Funny you should mention this, because I am just starting to read up on Roger Bacon whose ideas about scientific method were influenced by Ibn al-Haytham (aka "Alhazen"). So I will get another chance to touch on this then. I think we should be careful not to ascribe more of the modern scientific method to these figures than can actually be found in them, but certainly we find in Ibn al-Haytham careful testing of hypothetical theory by observation, if not actual experimentation in the later sense.

By the way, a quick request/suggestion: you might want to keep your comments on the site a bit shorter, I can't imagine that many other users are going to read them in full if they are this long, plus it takes up a lot of room on the pages where you have been posting which makes it harder to scroll down to see later comments, etc.

Short sighted 25 November 2017

It's fascinating that I hadn't heard anything about al-Haytham until this episode. He was also featured in the Jim al-Khalili series Science and Islam. I had been thinking it was a result of British parochialism. I knew about Newton and his optics, but then I also knew about Einstein, Galileo and Davinci. There's a Chinese figure called Su Song and I've heard it said that Davinci is Europe's Su Song, as opposed to saying Su Song is China's Davinci. As I hadn't heard of al-Haytham or Su Song, maybe it's European parochialism.

As I see it, pun intended, explaining optics is one of the breakthrough moments. He might not have explained how we see, he would've had to have explained visual processing in the brain to do that, but he did explain how the outside visual world gets inside us. Curious too how one of the old theories, that parts of what we look at make their way to our eyes, ever gained traction. The things we look at don't seem to erode. It reminds me of a joke I was told looking through a telescope: don't look too long, you'll wear it out.

Jorge 15 February 2021

Hi Peter,

I'm curious about how these ancient theories of vision would account for sight with more than one observer.

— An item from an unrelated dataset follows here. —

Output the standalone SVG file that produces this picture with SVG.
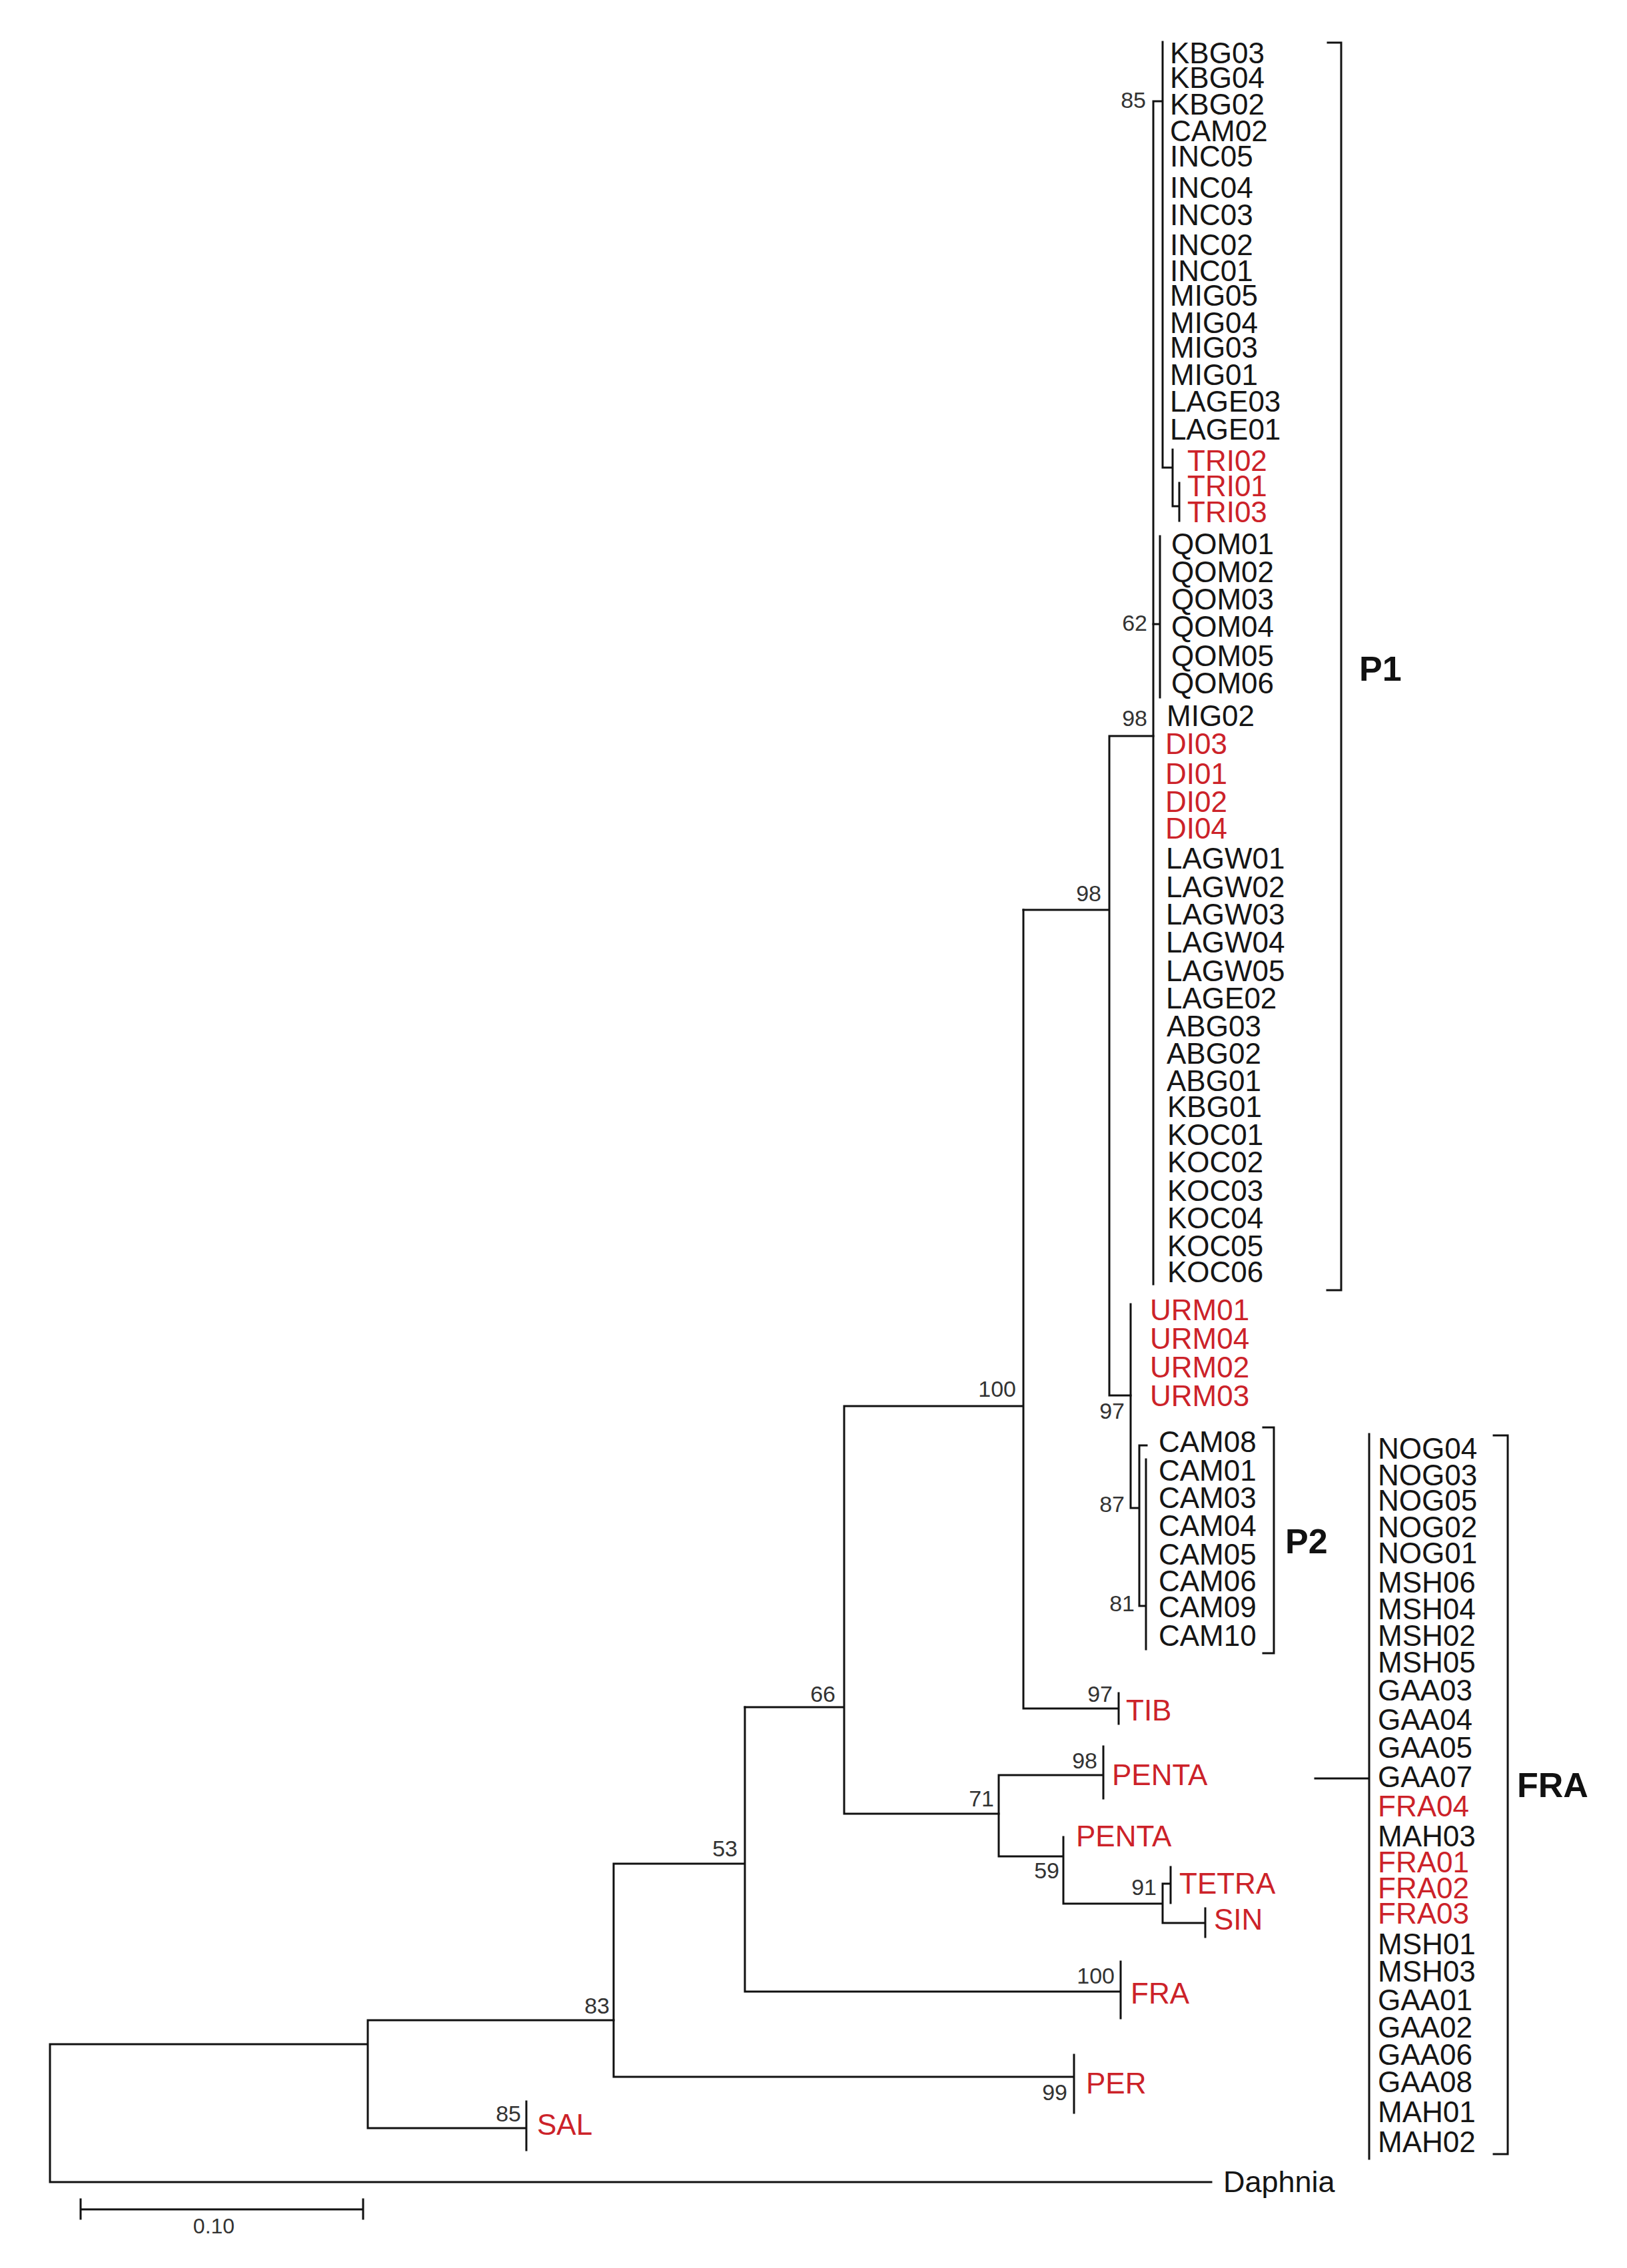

The first question is, how do extramissionist theories of vision would deal with more than one person seeing? Do visual rays interact or interfere with each other? Would other people's eyes not appear as shining or glow in the dark at least for Plato, since it is the similarity between the fire streaming from the eyes and light that creates a connection that generates a motion in the soul? Can I light a room if I look hard enough or have enough people looking at it?

The second is if there is any relation (perhaps present in philosophical texts) between these theories of sight and ancient superstitions like the evil eye? 

The third is how do these theories deal with liminal cases for example blindness or nocturnal animals that appear to be able to see in the dark. If blindness is caused by the incapacity to produce visual rays, could I use my visual rays to help a blind person (who perhaps lacks the capacity to produce their own) to see? Can someone else "borrow my walking stick" to borrow one of the metaphors in that episode?

Hope you can illuminate me with your insights,

Jorge.

 

Great questions! Actually I know an ancient text - it's in Galen and was transmitted into Arabic - which cites the fact that some animals' eyes glow in the dark as evidence for the Platonist extramission theory. Bear in mind though that the visual ray is not itself light: it is not like flashlight but needs to meet a medium, or strike a surface, that is itself already illuminated.

The worry about visual rays entangling in the medium is a good one but I think rays' being immaterial, or nearly so, made this not such a problem - that objection arose I believe but only against atomist theories, since there it looks like the atomic images could collide.

Evil eye: yes, that does connect up and a similar context is falling in love. Some of the Renaissance theories of love I suggested in a recent(-ish) episode, like by Ficino, invoke the Platonic visual theory to explain how the gaze of the lover makes them affected by the beloved.